## Given material:
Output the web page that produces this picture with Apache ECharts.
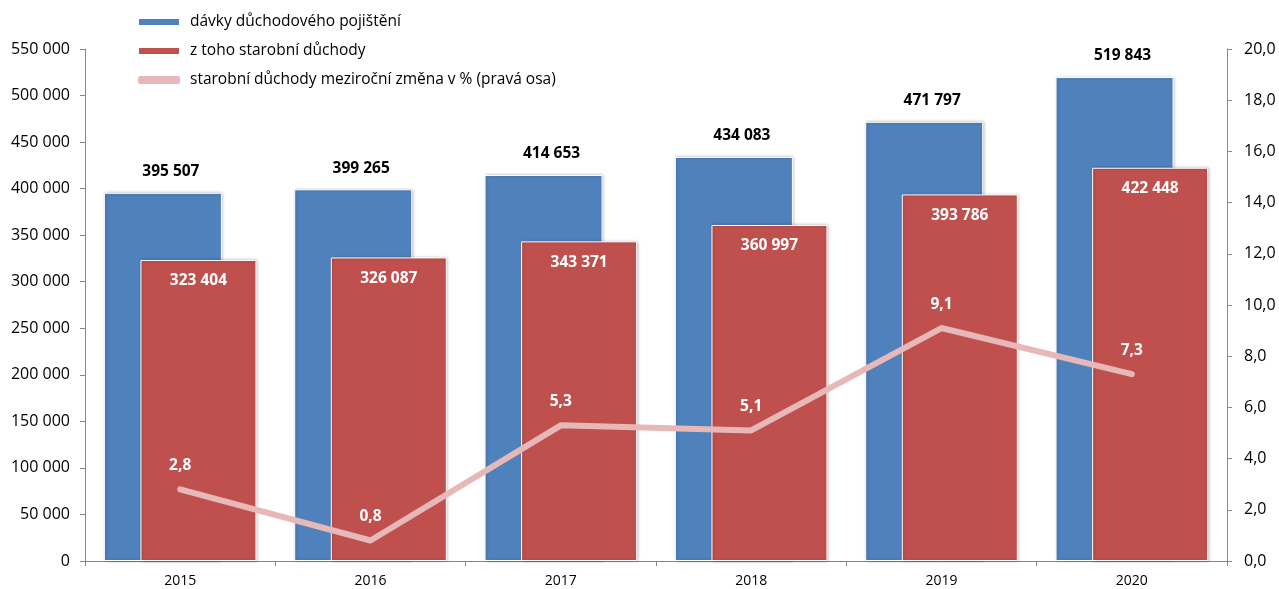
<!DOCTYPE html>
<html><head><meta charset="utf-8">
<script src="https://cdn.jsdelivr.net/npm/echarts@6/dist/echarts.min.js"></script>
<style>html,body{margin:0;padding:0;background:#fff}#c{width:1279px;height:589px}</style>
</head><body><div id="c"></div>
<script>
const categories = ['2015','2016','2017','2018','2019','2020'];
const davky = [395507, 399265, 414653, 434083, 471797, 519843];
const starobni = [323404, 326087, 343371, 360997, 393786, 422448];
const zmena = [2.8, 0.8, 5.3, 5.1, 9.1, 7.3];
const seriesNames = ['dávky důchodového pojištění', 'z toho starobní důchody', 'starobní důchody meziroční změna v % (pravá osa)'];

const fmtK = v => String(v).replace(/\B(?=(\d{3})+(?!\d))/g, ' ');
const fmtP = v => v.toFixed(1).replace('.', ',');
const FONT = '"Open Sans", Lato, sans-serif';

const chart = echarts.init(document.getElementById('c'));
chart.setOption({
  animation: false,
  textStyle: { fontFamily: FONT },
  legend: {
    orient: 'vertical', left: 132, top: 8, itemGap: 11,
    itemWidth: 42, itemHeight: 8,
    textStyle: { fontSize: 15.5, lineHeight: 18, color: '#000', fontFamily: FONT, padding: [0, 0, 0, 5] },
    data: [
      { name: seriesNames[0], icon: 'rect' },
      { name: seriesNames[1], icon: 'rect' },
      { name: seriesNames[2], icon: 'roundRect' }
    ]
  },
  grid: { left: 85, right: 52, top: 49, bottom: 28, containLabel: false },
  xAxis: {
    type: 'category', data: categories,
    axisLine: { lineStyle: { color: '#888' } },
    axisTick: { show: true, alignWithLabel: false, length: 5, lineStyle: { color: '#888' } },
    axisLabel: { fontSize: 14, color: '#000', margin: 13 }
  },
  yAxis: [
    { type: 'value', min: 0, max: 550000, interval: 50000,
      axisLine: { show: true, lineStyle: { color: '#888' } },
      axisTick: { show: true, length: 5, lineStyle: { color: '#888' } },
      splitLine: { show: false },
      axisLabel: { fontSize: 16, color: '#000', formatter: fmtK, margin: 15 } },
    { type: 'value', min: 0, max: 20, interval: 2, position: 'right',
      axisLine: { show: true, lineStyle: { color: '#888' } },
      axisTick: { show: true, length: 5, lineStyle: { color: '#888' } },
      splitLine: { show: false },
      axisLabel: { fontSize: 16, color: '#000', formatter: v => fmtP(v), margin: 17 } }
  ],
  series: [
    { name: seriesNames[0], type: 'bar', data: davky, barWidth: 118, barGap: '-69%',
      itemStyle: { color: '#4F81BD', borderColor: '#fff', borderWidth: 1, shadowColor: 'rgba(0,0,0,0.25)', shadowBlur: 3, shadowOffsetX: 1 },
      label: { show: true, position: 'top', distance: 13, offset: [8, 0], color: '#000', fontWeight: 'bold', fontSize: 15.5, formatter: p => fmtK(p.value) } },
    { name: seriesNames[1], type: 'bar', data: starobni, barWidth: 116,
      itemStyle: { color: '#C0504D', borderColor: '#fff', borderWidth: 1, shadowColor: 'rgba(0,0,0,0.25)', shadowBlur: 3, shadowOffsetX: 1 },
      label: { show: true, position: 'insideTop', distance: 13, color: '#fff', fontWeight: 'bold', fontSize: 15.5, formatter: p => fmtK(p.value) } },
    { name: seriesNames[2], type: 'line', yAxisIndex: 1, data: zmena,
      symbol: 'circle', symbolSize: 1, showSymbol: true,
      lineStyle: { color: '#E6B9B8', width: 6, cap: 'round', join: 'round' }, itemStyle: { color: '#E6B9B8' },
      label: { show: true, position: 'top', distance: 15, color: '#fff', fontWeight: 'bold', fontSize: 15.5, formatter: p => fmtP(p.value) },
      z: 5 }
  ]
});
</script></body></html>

## Task directions:
Restate, line by line and word for word, everything from the top of the material through the line that contains "const seriesNames = ['dávky". Leave pictures out.

## Solved problem:
Output the web page that produces this picture with Apache ECharts.
<!DOCTYPE html>
<html><head><meta charset="utf-8">
<script src="https://cdn.jsdelivr.net/npm/echarts@6/dist/echarts.min.js"></script>
<style>html,body{margin:0;padding:0;background:#fff}#c{width:1279px;height:589px}</style>
</head><body><div id="c"></div>
<script>
const categories = ['2015','2016','2017','2018','2019','2020'];
const davky = [395507, 399265, 414653, 434083, 471797, 519843];
const starobni = [323404, 326087, 343371, 360997, 393786, 422448];
const zmena = [2.8, 0.8, 5.3, 5.1, 9.1, 7.3];
const seriesNames = ['dávky důchodového pojištění', 'z toho starobní důchody', 'starobní důchody meziroční změna v % (pravá osa)'];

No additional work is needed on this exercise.